Fourth, for all the fanfare, at this point very little has changed. A great deal of the rescinded 2011 and 2014 guidance, was based on earlier, nonrescinded guidance (especially, but not exclusively, from 2001). And Obama-era guidance from 2015 has not been rescinded; some of it relies on previous guidance, including aspects of the rescinded guidance. Crucially, most major aspects of previous Title IX guidance — like the role of the Title IX coordinator — remain intact.
In the coming weeks, colleges will spend a gazillion dollars hiring law firms to offer opinion letters on what just happened, tracing line by line through lengthy guidance documents. The most likely conclusions: Not much has changed except the tone, focus, and intentions of the regulators, and having choices while in limbo can be legally risky if institutions end up making the “wrong” choices.
So what will colleges do? My bet: Soldier on, doing what they have been doing, and wait. When your car’s navigation system runs you in circles, you ignore it. Guidance loses the quality of being guiding when it is bewildering. And administrators are not so easily frightened as they were back in 2011, so the impact of implicit threats has diminished.
Messages can be as important as rules or guidance. Back in April 2011, colleges received the unmistakable message that they had been bad. We were scolded — and essentially threatened.
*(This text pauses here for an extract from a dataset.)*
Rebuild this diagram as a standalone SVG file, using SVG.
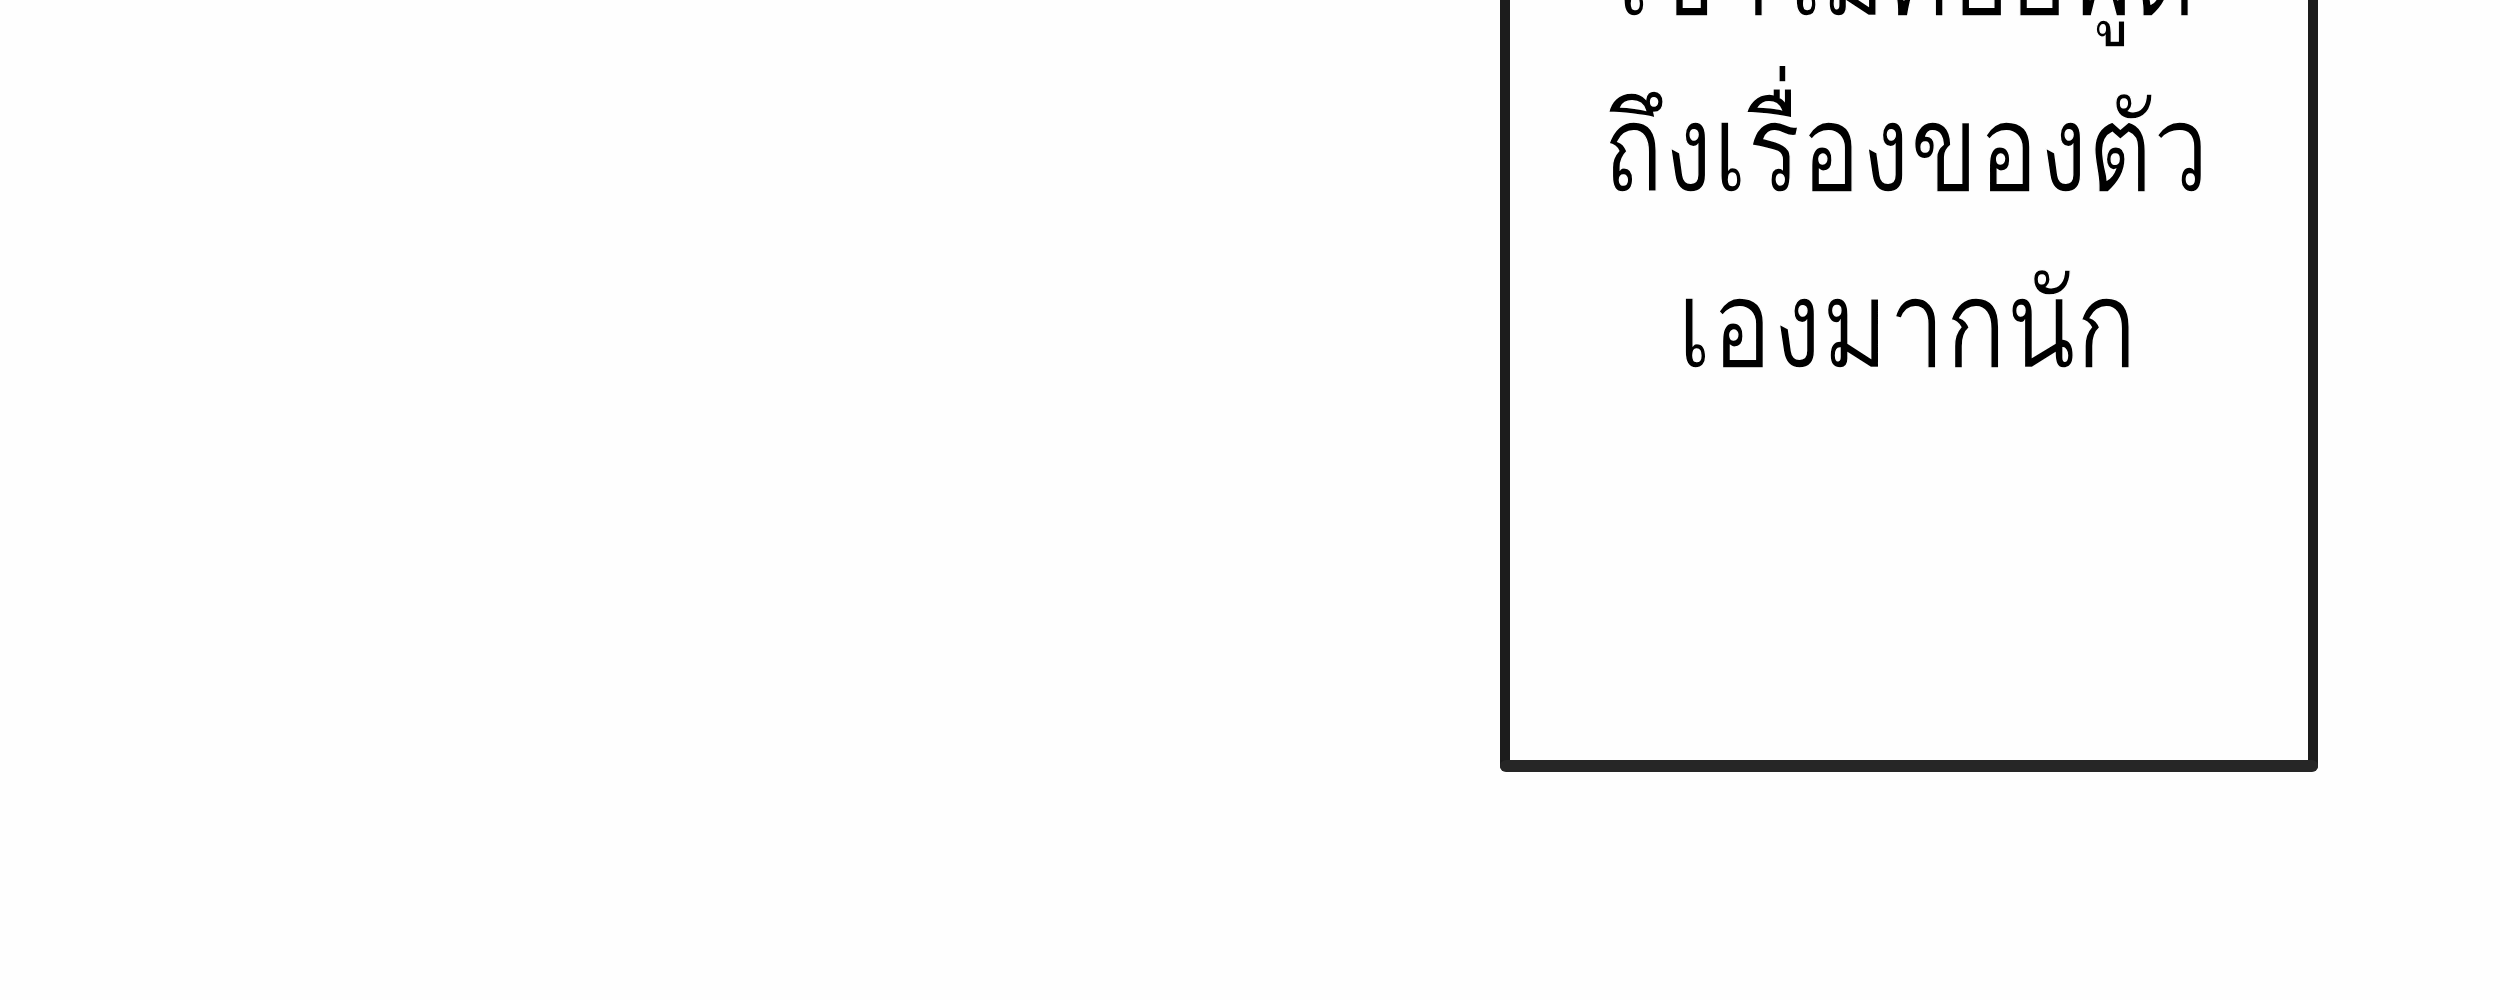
<svg xmlns="http://www.w3.org/2000/svg" width="2500" height="1000" viewBox="0 0 2500 1000">
<style>
.bg{fill:#fefefe}
.panel{fill:#fefefe;stroke:#1c1c1c;stroke-width:10;stroke-linejoin:round}
.bottom{stroke:#262626;stroke-width:12;stroke-linecap:round}
.t{font-family:Loma,'DejaVu Sans','Noto Sans',sans-serif;font-size:122px;fill:#000;text-anchor:middle;stroke:#fefefe;stroke-width:1.5px}
</style>
<rect class="bg" x="0" y="0" width="2500" height="1000"/>
<g id="speech-box">
<rect class="panel" x="1505" y="-20" width="808" height="786"/>
<line class="bottom" x1="1506" y1="766" x2="2312" y2="766"/>
<text class="t" x="1906" y="15" textLength="580" lengthAdjust="spacingAndGlyphs">เขาไม่ค่อยพูด</text>
<text class="t" x="1906" y="191" textLength="606" lengthAdjust="spacingAndGlyphs">ถึงเรื่องของตัว</text>
<text class="t" x="1907" y="367" textLength="460" lengthAdjust="spacingAndGlyphs">เองมากนัก</text>
</g>
<g id="connectors"/>
</svg>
There is a familiar feeling in the new interim guidance; the Department of Education intends to regulate procedural fairness because we have failed yet again. The department has new leadership, but we are still hearing the same basic message — disappointment, mistrust, the big stick is looming.
The Department of Education does not trust the institutions it regulates. When institutions make mistakes they deserve reprobation; but castigation should flow from a fundamentally fair process and be meted out situationally, not categorically. Higher education as a field deserves fundamental fairness in the construction of regulatory narratives.
Consider this one line from the interim guidance: “Schools should ensure that institutional interests do not interfere with the impartiality of the investigation.” I think I know what this means: Don’t put institutional reputation ahead of fairness in an individual matter. But regulators should be very careful when saying such things. Institutions are not mere bystanders to their own educational processes. They have a stake in whom to teach; that is not interference, it is education.
The time for higher education to assert its rights to be treated in a fundamentally fair way draws nearer with each new guidance document. Lawyers may benefit most from what has happened and what may come;: The interim guidance may stimulate litigation against institutions, and ultimately, final regulations will be hard legal rules. One way or another, Title IX is off to court.
I suspect the Supreme Court will eventually unpack the multitude of legal issues surrounding Title IX and may well remind us that due process is contextual and is what is due. Lawyers may have dominated the dialogue and cornered the fairness market, but in the marketplace of ideas, there are visions of fundamental fairness not crafted by lawyers. In the meantime, most institutions will be guided primarily by the instincts of good educators — which, surprisingly enough, might inform the rule of law in the not-so-distant future.
Peter F. Lake is a law professor and director of the Center for Higher Education Law and Policy at Stetson University College of Law.